A vida de Francisco Sá Carneiro tem um propósito para muitos de nós

Passados 40 anos sobre a morte trágica de Sá Carneiro impõe-se uma pergunta: Sá Carneiro está longe ou próximo da vida política actual? As suas permanentes “fugas para a frente”, o seu radicalismo, as suas tácticas inteligentes, consubstanciadas numa profunda intransigência de princípios, muitas vezes contra tudo e contra todos, mesmo dentro do próprio partido, fazem ainda sentido na praxis política dos dias de hoje? Fará sentido o seu conceito de social democracia nos nossos dias de globalização? Fará sentido o conceito de Aliança Democrática que concebeu como contraponto à hegemonia das forças de esquerda e hoje novamente na ribalta?

A resposta a esta e outras questões, constituem um poderoso auxiliar de análise ao pensamento e percurso político de uma das mais polémicas figuras portuguesas da segunda metade do século XX.
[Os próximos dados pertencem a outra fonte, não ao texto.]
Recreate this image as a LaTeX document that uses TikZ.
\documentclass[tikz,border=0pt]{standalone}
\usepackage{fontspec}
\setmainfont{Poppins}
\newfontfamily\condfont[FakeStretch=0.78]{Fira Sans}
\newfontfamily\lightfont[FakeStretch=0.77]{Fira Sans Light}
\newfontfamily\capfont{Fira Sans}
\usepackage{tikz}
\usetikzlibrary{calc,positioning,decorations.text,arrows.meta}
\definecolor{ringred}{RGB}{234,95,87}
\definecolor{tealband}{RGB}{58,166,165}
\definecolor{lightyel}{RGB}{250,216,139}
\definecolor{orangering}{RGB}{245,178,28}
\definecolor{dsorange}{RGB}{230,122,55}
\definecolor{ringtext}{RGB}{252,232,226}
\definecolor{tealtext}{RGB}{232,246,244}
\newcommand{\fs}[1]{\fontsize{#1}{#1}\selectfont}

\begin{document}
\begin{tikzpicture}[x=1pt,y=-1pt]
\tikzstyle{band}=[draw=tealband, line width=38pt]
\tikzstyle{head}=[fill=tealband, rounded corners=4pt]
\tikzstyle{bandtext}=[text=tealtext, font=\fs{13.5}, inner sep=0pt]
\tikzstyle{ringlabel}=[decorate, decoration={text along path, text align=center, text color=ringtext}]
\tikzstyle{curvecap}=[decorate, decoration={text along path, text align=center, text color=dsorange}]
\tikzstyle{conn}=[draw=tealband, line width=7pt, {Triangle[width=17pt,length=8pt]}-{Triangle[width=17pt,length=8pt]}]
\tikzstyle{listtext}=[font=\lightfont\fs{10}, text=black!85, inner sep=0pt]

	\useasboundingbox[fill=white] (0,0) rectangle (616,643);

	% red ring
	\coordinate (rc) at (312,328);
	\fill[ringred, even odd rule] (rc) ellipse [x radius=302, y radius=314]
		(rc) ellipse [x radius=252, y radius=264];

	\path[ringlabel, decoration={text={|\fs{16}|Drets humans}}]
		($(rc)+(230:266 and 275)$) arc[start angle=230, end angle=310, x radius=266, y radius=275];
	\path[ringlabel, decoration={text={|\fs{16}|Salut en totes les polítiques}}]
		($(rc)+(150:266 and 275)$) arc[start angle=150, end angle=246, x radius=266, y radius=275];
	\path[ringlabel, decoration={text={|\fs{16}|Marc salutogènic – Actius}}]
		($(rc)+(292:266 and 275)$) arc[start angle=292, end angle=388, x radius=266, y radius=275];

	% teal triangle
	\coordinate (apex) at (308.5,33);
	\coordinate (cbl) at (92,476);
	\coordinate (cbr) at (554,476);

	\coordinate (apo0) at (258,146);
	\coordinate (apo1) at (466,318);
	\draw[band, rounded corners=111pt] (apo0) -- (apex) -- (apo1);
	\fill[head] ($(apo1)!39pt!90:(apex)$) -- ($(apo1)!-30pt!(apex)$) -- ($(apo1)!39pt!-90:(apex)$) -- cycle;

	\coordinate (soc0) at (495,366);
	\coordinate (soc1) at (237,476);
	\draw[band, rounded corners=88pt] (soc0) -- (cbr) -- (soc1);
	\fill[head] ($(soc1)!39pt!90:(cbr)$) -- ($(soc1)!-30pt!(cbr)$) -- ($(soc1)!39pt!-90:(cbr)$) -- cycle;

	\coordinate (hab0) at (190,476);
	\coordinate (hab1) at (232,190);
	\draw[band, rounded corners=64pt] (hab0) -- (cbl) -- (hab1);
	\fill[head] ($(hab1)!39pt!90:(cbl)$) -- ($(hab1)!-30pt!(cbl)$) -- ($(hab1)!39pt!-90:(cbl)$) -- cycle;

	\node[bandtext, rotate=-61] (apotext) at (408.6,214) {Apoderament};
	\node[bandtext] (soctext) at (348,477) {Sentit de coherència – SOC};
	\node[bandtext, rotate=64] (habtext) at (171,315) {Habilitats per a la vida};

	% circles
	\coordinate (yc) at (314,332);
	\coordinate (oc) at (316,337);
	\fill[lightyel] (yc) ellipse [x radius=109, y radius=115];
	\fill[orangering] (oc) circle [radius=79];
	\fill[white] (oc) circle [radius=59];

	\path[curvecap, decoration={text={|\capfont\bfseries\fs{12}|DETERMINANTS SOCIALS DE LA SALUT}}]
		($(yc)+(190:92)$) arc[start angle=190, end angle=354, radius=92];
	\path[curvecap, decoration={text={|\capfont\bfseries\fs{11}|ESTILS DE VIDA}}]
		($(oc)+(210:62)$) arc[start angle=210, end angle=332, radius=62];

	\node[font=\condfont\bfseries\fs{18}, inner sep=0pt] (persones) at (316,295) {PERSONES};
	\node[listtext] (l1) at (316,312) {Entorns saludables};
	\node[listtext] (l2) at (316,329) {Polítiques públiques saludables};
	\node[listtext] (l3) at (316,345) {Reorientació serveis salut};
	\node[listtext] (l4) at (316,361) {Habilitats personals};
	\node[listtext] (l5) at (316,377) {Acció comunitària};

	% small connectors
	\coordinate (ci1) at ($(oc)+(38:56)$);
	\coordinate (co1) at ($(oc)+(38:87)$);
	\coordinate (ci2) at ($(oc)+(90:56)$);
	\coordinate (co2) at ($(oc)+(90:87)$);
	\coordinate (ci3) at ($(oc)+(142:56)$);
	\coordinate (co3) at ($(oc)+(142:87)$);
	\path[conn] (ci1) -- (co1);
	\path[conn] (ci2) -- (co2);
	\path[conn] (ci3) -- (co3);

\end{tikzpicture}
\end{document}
Conheci Francisco Sá Carneiro por intermédio de Marcelo Rebelo de Sousa no ano de 1974 na Sede fundacional do PPD, no Rato, e com ele convivi em muitas ocasiões e acontecimentos da vida política portuguesa nesse período conturbado da história nacional.

Durante esses anos fiquei com a ideia que no seu pensamento urgia reformar Portugal, em vez de o revolucionar. Abominava a tutela militar, o núcleo duro do MFA, o Conselho da Revolução, as esquerdas radicais. Civilizar o país era trocar esse estado de coisas por uma pátria com direitos e liberdades garantidas, um Estado de direito, uma Democracia reformista, civilista, virada para a Europa e nela inscrita. Sonhava com uma sociedade civil liberta e um país com participação no cenário europeu. E tinha pressa…
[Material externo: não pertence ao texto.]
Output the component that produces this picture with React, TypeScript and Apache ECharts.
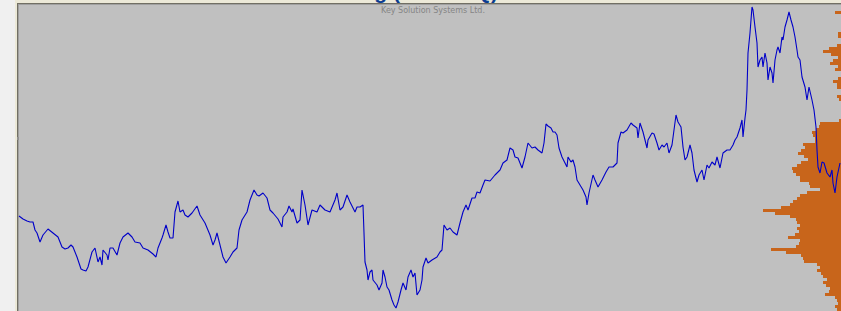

Recordo a este propósito uma cena na qual participei no então Aeroporto de Pedras Rubras, num fim de tarde, aguardando o regresso a Lisboa. Eu, porque membro do Secretariado da então “Carta Aberta”, hoje UGT, e o Francisco que na altura sempre que podia, gozava o fim de semana com a família no Porto. Todas as segundas feiras nos encontrávamos nesse voo com destino a Lisboa e, enquanto esperávamos a partida do avião, púnhamos a conversa em dia. Eram sempre momentos muito agradáveis. Numa dessas esperas do avião, a TAP avisou pela instalação sonora que os passageiros que quisessem aproveitar os lugares disponíveis, no avião que ia partir imediatamente, o podiam fazer. Francisco não perdeu tempo, despediu-se e lá foi…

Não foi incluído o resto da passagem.